The goal of this task was to compare the performance of several state of the art detectors evaluated on a large data base with respect to hand labelled ground truth.
The assumption is that the ideal target detector would produce the same output as a human would do. One of the conclusions of this work is that the output produced by a pixel based detector is quite different than the manual labelling. The target detectors do not have access to higher level information such as segmenting the individuals of a group. The ground truth labelling describes groups and also the individuals that compose the group. The target detector sees a connected component of foreground pixels and determines its bounding box. Therefore, a group of people is detected as a single target. When computing the statistics, this fact reduces the absolute target detection rate. On the other hand, all detectors are penalised in the same way which means that the comparison between the detectors is valid.
We compared following detectors. Basic Background Subtraction (BBS), W4, single gaussian model (SGM, multiple gaussian model (MGM) and LOTS. All these detectors operate on single images, there is no temporal link between images of a sequence. To demonstrate the increase in performance (faster processing and smaller false alarm rate), we enhanced the BBS with a Kalman filter. This method is referred to as "Track" in the graphs.
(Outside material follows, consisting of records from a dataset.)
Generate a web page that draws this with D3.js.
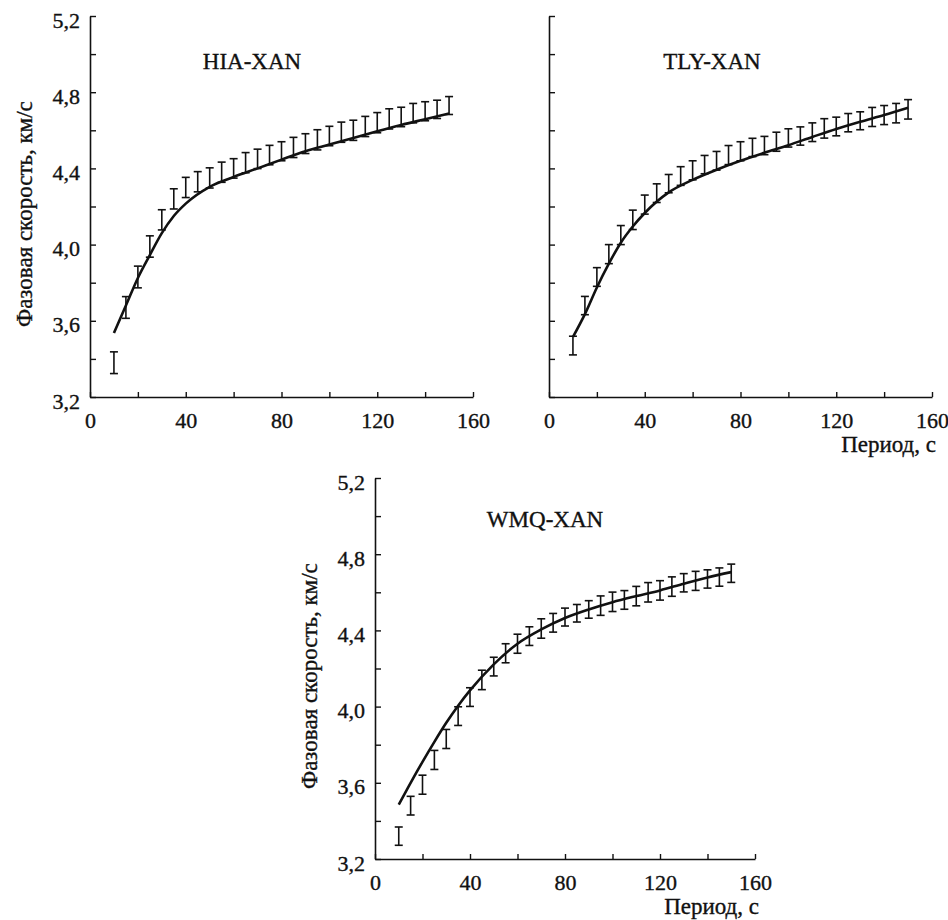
<!DOCTYPE html>
<html>
<head>
<meta charset="utf-8">
<script src="https://cdn.jsdelivr.net/npm/d3@7"></script>
<style>
  body { margin: 0; background: #fff; }
  svg { display: block; }
  text { font-family: "Liberation Serif", "Times New Roman", serif; fill: #111;
         stroke: #111; stroke-width: 0.35px; }
</style>
</head>
<body>
<svg id="chart" width="948" height="920"></svg>
<script>
// Periods of the measured points, s
const periods = [10, 15, 20, 25, 30, 35, 40, 45, 50, 55, 60, 65, 70, 75, 80, 85, 90, 95, 100, 105, 110, 115, 120, 125, 130, 135, 140, 145, 150]

// Measured phase velocities (km/s) and their half error bars
const hiaVel = [3.38, 3.67, 3.83, 3.99, 4.13, 4.24, 4.30, 4.33, 4.35, 4.38, 4.40, 4.43, 4.45, 4.47, 4.49, 4.51, 4.53, 4.55, 4.57, 4.59, 4.60, 4.62, 4.64, 4.66, 4.67, 4.69, 4.70, 4.71, 4.73]
const hiaErr = [0.057, 0.057, 0.057, 0.056, 0.053, 0.053, 0.053, 0.053, 0.053, 0.053, 0.051, 0.053, 0.051, 0.051, 0.05, 0.053, 0.052, 0.053, 0.051, 0.053, 0.053, 0.053, 0.053, 0.053, 0.051, 0.051, 0.05, 0.048, 0.047]

const tlyVel = [3.47, 3.68, 3.83, 3.95, 4.05, 4.13, 4.21, 4.27, 4.32, 4.36, 4.39, 4.42, 4.44, 4.47, 4.49, 4.51, 4.52, 4.54, 4.56, 4.57, 4.59, 4.61, 4.62, 4.64, 4.65, 4.67, 4.68, 4.69, 4.71]
const tlyErr = [0.049, 0.048, 0.049, 0.05, 0.05, 0.051, 0.05, 0.049, 0.048, 0.049, 0.05, 0.048, 0.049, 0.05, 0.05, 0.048, 0.048, 0.05, 0.048, 0.048, 0.049, 0.051, 0.049, 0.048, 0.047, 0.05, 0.05, 0.051, 0.051]

const wmqVel = [3.32, 3.48, 3.59, 3.72, 3.83, 3.95, 4.05, 4.14, 4.21, 4.28, 4.33, 4.37, 4.41, 4.44, 4.47, 4.49, 4.51, 4.53, 4.55, 4.56, 4.58, 4.60, 4.61, 4.63, 4.65, 4.66, 4.67, 4.68, 4.70]
const wmqErr = [0.048, 0.049, 0.05, 0.05, 0.05, 0.049, 0.049, 0.051, 0.049, 0.05, 0.05, 0.049, 0.051, 0.049, 0.047, 0.046, 0.046, 0.051, 0.051, 0.049, 0.051, 0.051, 0.051, 0.051, 0.048, 0.05, 0.048, 0.048, 0.048]

// Model dispersion curves
const curvePeriods = [10, 15, 20, 25, 30, 35, 40, 50, 60, 70, 80, 90, 100, 110, 120, 130, 140, 150]
const hiaCurve = [3.536, 3.68, 3.825, 3.945, 4.06, 4.15, 4.215, 4.303, 4.355, 4.40, 4.446, 4.49, 4.525, 4.56, 4.595, 4.628, 4.658, 4.688]
const tlyCurve = [3.515, 3.635, 3.775, 3.90, 4.01, 4.095, 4.166, 4.274, 4.34, 4.393, 4.44, 4.482, 4.522, 4.565, 4.607, 4.645, 4.68, 4.718]
const wmqCurve = [3.485, 3.60, 3.71, 3.815, 3.915, 4.005, 4.085, 4.222, 4.33, 4.405, 4.465, 4.51, 4.548, 4.58, 4.61, 4.645, 4.678, 4.706]

// Axis ticks
const xTicks = [0, 20, 40, 60, 80, 100, 120, 140, 160]
const xLabelled = [0, 40, 80, 120, 160]
const yTicks = [3.2, 3.4, 3.6, 3.8, 4.0, 4.2, 4.4, 4.6, 4.8, 5.0, 5.2]
const yLabelled = [3.2, 3.6, 4.0, 4.4, 4.8, 5.2]

const yTitle = 'Фазовая скорость, км/с'
const xTitle = 'Период, с'

const panels = [
  { name: 'HIA-XAN', vel: hiaVel, err: hiaErr, curve: hiaCurve,
    left: 90, top: 16, width: 383, height: 381,
    titleX: 252, titleY: 69, yLabels: true, xTitleOn: false },
  { name: 'TLY-XAN', vel: tlyVel, err: tlyErr, curve: tlyCurve,
    left: 549, top: 16, width: 383, height: 381,
    titleX: 712, titleY: 69, yLabels: false, xTitleOn: true },
  { name: 'WMQ-XAN', vel: wmqVel, err: wmqErr, curve: wmqCurve,
    left: 375, top: 478, width: 380, height: 381,
    titleX: 545, titleY: 527, yLabels: true, xTitleOn: true }
]

const svg = d3.select('#chart')
svg.append('rect').attr('width', 948).attr('height', 920).attr('fill', '#fff')

const fmt = (v) => d3.format('.1f')(v).replace('.', ',')

panels.forEach((p) => {
  const xScale = d3.scaleLinear().domain([0, 160]).range([p.left, p.left + p.width])
  const yScale = d3.scaleLinear().domain([3.2, 5.2]).range([p.top + p.height, p.top])
  const g = svg.append('g')

  // x axis with inward ticks
  const xAxis = g.append('g')
    .attr('transform', 'translate(0,' + (p.top + p.height) + ')')
    .call(d3.axisBottom(xScale)
      .tickValues(xTicks)
      .tickSizeInner(-5)
      .tickSizeOuter(0)
      .tickPadding(15)
      .tickFormat((d) => xLabelled.includes(d) ? d : ''))
  xAxis.selectAll('text').attr('font-size', 22).attr('fill', '#111')

  // y axis with inward ticks
  const yAxis = g.append('g')
    .attr('transform', 'translate(' + p.left + ',0)')
    .call(d3.axisLeft(yScale)
      .tickValues(yTicks)
      .tickSizeInner(-6)
      .tickSizeOuter(0)
      .tickPadding(10)
      .tickFormat((d) => p.yLabels && yLabelled.some((v) => Math.abs(v - d) < 1e-6) ? fmt(d) : ''))
  yAxis.selectAll('text').attr('font-size', 22).attr('dy', '0.5em').attr('fill', '#111')

  ;[xAxis, yAxis].forEach((a) => {
    a.select('.domain').attr('stroke', '#111').attr('stroke-width', 1.6)
    a.selectAll('.tick line').attr('stroke', '#111').attr('stroke-width', 1.4)
  })

  // panel title
  g.append('text')
    .attr('x', p.titleX).attr('y', p.titleY)
    .attr('text-anchor', 'middle')
    .attr('font-size', 23)
    .text(p.name)

  // y axis title
  if (p.yLabels) {
    g.append('text')
      .attr('transform', 'translate(' + (p.left - 58) + ',' + (p.top + p.height * 0.52) + ') rotate(-90)')
      .attr('text-anchor', 'middle')
      .attr('font-size', 23)
      .text(yTitle)
  }

  // x axis title
  if (p.xTitleOn) {
    g.append('text')
      .attr('x', p.left + p.width + 4).attr('y', p.top + p.height + 55)
      .attr('text-anchor', 'end')
      .attr('font-size', 23)
      .text(xTitle)
  }

  // error bars
  const bars = g.append('g')
    .attr('stroke', '#111').attr('stroke-width', 1.6).attr('fill', 'none')
    .selectAll('g')
    .data(periods.map((t, i) => ({ t: t, v: p.vel[i], e: p.err[i] })))
    .enter()
    .append('g')
  bars.append('line')
    .attr('x1', (d) => xScale(d.t)).attr('x2', (d) => xScale(d.t))
    .attr('y1', (d) => yScale(d.v - d.e)).attr('y2', (d) => yScale(d.v + d.e))
  bars.append('line')
    .attr('x1', (d) => xScale(d.t) - 4).attr('x2', (d) => xScale(d.t) + 4)
    .attr('y1', (d) => yScale(d.v - d.e)).attr('y2', (d) => yScale(d.v - d.e))
  bars.append('line')
    .attr('x1', (d) => xScale(d.t) - 4).attr('x2', (d) => xScale(d.t) + 4)
    .attr('y1', (d) => yScale(d.v + d.e)).attr('y2', (d) => yScale(d.v + d.e))

  // model curve
  const line = d3.line()
    .x((d) => xScale(d[0]))
    .y((d) => yScale(d[1]))
    .curve(d3.curveMonotoneX)
  g.append('path')
    .datum(curvePeriods.map((t, i) => [t, p.curve[i]]))
    .attr('d', line)
    .attr('fill', 'none')
    .attr('stroke', '#111')
    .attr('stroke-width', 2.6)
})
</script>
</body>
</html>
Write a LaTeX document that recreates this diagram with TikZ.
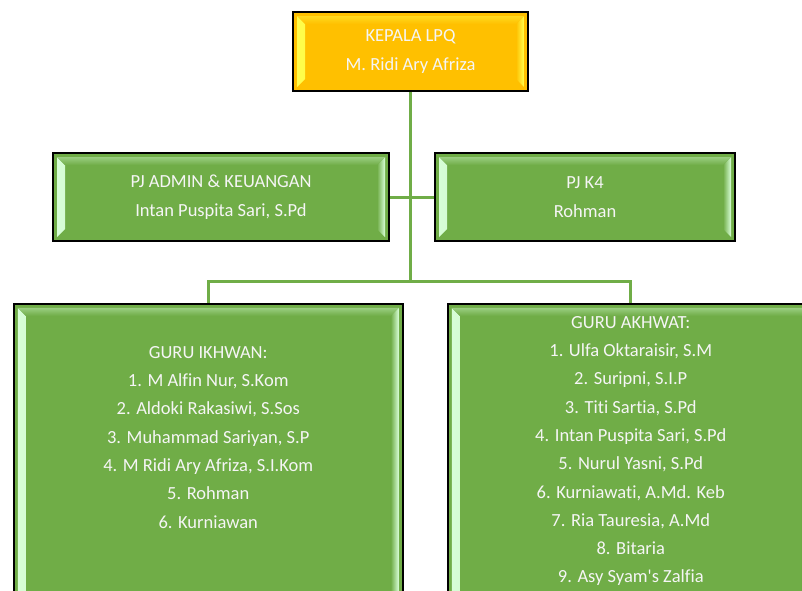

To evaluate the performance of the detectors, we chose the measures
tracking detection rate (TRDR) and false alarm rate (FAR) as proposed
by Black. This figure shows the TRDR with respect to overlap:
This figure shows the FAR with respect to overlap:
We see that the TRDR decreases with increasing overlap requirement. The absolute detection rate is somewhere below 60\%. This may surprise. There are several reasons. First, the error that is introduced by detecting a group as a single target. In the ground truth, only active targets are labelled. The others are considered as background. Second, the detectors need to initialise a reference image. Any target different from this reference image is systematically detected.
An important result is that the TRDR of all methods (except W4) are very close for T=60%. To decide which approach is best we need to look at the FAR. Here we see significant differences. LOTS has the lowest FAR followed by SGM and MGM. Considering the computation time, LOTS is the fastest 130Hz, MGM is the slowest 2.8Hz with all others in between. Combination of the BBS with a Kalman filter produces the same TRDR and reduces the FAR by 35% (from ~70% BBS to 35% Track).
LOTS and SGM outperform the more complex background model but MGM may be an artifact related to the database. There are not many periodic changes. In a more complex scenario with periodically changing background, LOTS and SGM may fail and only MGM may produce good results.